-- Stated goal --
Return only the lines from the top of the data down to the one that holds "Chart.register(...registerables);", both included, without any pictures.

-- Information shown --
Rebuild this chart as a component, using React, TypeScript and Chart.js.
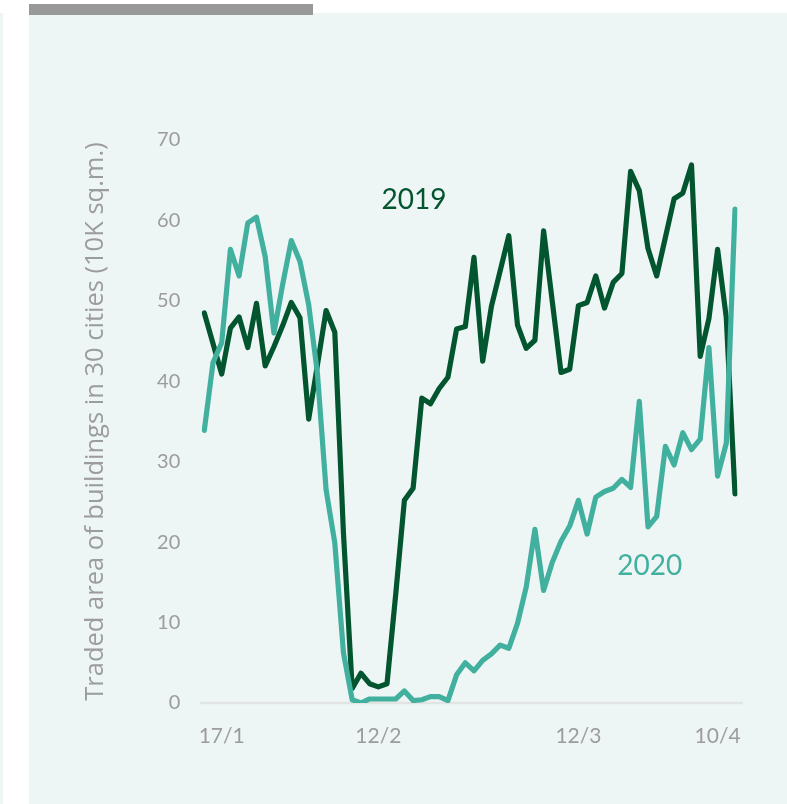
import React, { useEffect, useRef } from "react";
import { Chart, registerables } from "chart.js";

Chart.register(...registerables);

const series2019 = [
  48.5, 44.7, 40.9, 46.6, 48.0, 44.2, 49.7, 41.9, 44.3, 46.9,
  49.8, 47.9, 35.3, 42.0, 48.8, 46.1, 21.0, 1.8, 3.7, 2.4,
  2.0, 2.4, 13.5, 25.2, 26.7, 37.9, 37.2, 39.1, 40.5, 46.5,
  46.8, 55.4, 42.5, 49.3, 53.7, 58.1, 47.0, 44.1, 45.1, 58.7,
  49.9, 41.1, 41.5, 49.4, 49.8, 53.1, 49.1, 52.3, 53.4, 66.1,
  63.7, 56.5, 53.1, 57.9, 62.7, 63.4, 66.9, 43.1, 47.8, 56.4,
  47.9, 26.0,
];

const series2020 = [
  33.9, 42.3, 44.8, 56.4, 53.1, 59.7, 60.4, 55.5, 46.0, 52.0,
  57.5, 54.9, 49.5, 41.0, 26.5, 19.9, 6.2, 0.4, 0.0, 0.5,
  0.5, 0.5, 0.5, 1.5, 0.3, 0.4, 0.8, 0.8, 0.3, 3.5,
  5.0, 4.0, 5.3, 6.1, 7.2, 6.8, 9.9, 14.4, 21.6, 14.0,
  17.5, 20.1, 22.0, 25.2, 21.0, 25.6, 26.3, 26.7, 27.8, 26.8,
  37.5, 21.9, 23.2, 31.9, 29.6, 33.6, 31.5, 32.8, 44.2, 28.2,
  32.3, 61.4,
];

const tickPositions = [2, 20, 43, 59];
const tickLabels = ["17/1", "12/2", "12/3", "10/4"];

const yTitle = "Traded area of buildings in 30 cities (10K sq.m.)";
const seriesNames = ["2019", "2020"];

const labels = series2019.map((_, i) => {
  const k = tickPositions.indexOf(i);
  return k >= 0 ? tickLabels[k] : "";
});

const DARK = "#03552f";
const TEAL = "#42b09f";
const GRAY = "#9c9c9c";
const FONT = "Lato, 'Open Sans', sans-serif";
const TITLE_FONT = "'Open Sans', Lato, sans-serif";

export default function App() {
  const ref = useRef<HTMLCanvasElement | null>(null);

  useEffect(() => {
    if (!ref.current) return;

    const baseline = {
      id: "baseline",
      beforeDatasetsDraw(chart: any) {
        const { ctx, chartArea, scales } = chart;
        const y = scales.y.getPixelForValue(0);
        ctx.save();
        ctx.strokeStyle = "#e2e4e4";
        ctx.lineWidth = 2.5;
        ctx.beginPath();
        ctx.moveTo(chartArea.left - 4, y);
        ctx.lineTo(chartArea.right + 8, y);
        ctx.stroke();
        ctx.restore();
      },
    };

    const seriesLabels = {
      id: "seriesLabels",
      afterDatasetsDraw(chart: any) {
        const { ctx, scales } = chart;
        ctx.save();
        ctx.font = `28px ${FONT}`;
        ctx.textAlign = "center";
        ctx.textBaseline = "middle";
        ctx.fillStyle = DARK;
        ctx.fillText(seriesNames[0], scales.x.getPixelForValue(24.1), scales.y.getPixelForValue(62.6));
        ctx.fillStyle = TEAL;
        ctx.fillText(seriesNames[1], scales.x.getPixelForValue(51.2), scales.y.getPixelForValue(17.0));
        ctx.restore();
      },
    };

    const chart = new Chart(ref.current, {
      type: "line",
      data: {
        labels,
        datasets: [
          {
            label: seriesNames[1],
            data: series2020,
            borderColor: TEAL,
            borderWidth: 5.2,
            pointRadius: 0,
            tension: 0,
            borderJoinStyle: "round",
            borderCapStyle: "round",
          },
          {
            label: seriesNames[0],
            data: series2019,
            borderColor: DARK,
            borderWidth: 5.2,
            pointRadius: 0,
            tension: 0,
            borderJoinStyle: "round",
            borderCapStyle: "round",
          },
        ],
      },
      options: {
        responsive: false,
        animation: false,
        layout: { padding: { left: 0, right: 52, top: 140, bottom: 0 } },
        plugins: { legend: { display: false }, tooltip: { enabled: false } },
        scales: {
          x: {
            type: "category",
            offset: false,
            grid: { display: false, drawTicks: false },
            border: { display: false },
            ticks: {
              autoSkip: false,
              maxRotation: 0,
              minRotation: 0,
              padding: 21,
              color: GRAY,
              font: { family: FONT, size: 21 },
            },
            afterFit(scale: any) {
              scale.height = 101;
            },
          },
          y: {
            min: 0,
            max: 70,
            grid: { display: false, drawTicks: false },
            border: { display: false },
            ticks: {
              stepSize: 10,
              padding: 24,
              color: GRAY,
              font: { family: FONT, size: 20 },
            },
            title: {
              display: true,
              text: yTitle,
              color: GRAY,
              font: { family: TITLE_FONT, size: 25.5 },
              padding: { top: 80.5, bottom: 0 },
            },
            afterFit(scale: any) {
              scale.width = 204.3;
            },
          },
        },
      },
      plugins: [baseline, seriesLabels],
    });

    return () => chart.destroy();
  }, []);

  return (
    <div style={{ position: "absolute", left: 0, top: 0, width: 787, height: 804, background: "#ffffff", overflow: "hidden" }}>
      <div style={{ position: "absolute", left: 0, top: 13, width: 3, height: 791, background: "#edf6f4" }} />
      <div style={{ position: "absolute", left: 29, top: 13, width: 758, height: 791, background: "#edf6f4" }} />
      <div style={{ position: "absolute", left: 29, top: 4, width: 284, height: 11, background: "#999999" }} />
      <canvas ref={ref} width={787} height={804} style={{ position: "absolute", left: 0, top: 0 }} />
    </div>
  );
}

-- Task output --
Rebuild this chart as a component, using React, TypeScript and Chart.js.
import React, { useEffect, useRef } from "react";
import { Chart, registerables } from "chart.js";

Chart.register(...registerables);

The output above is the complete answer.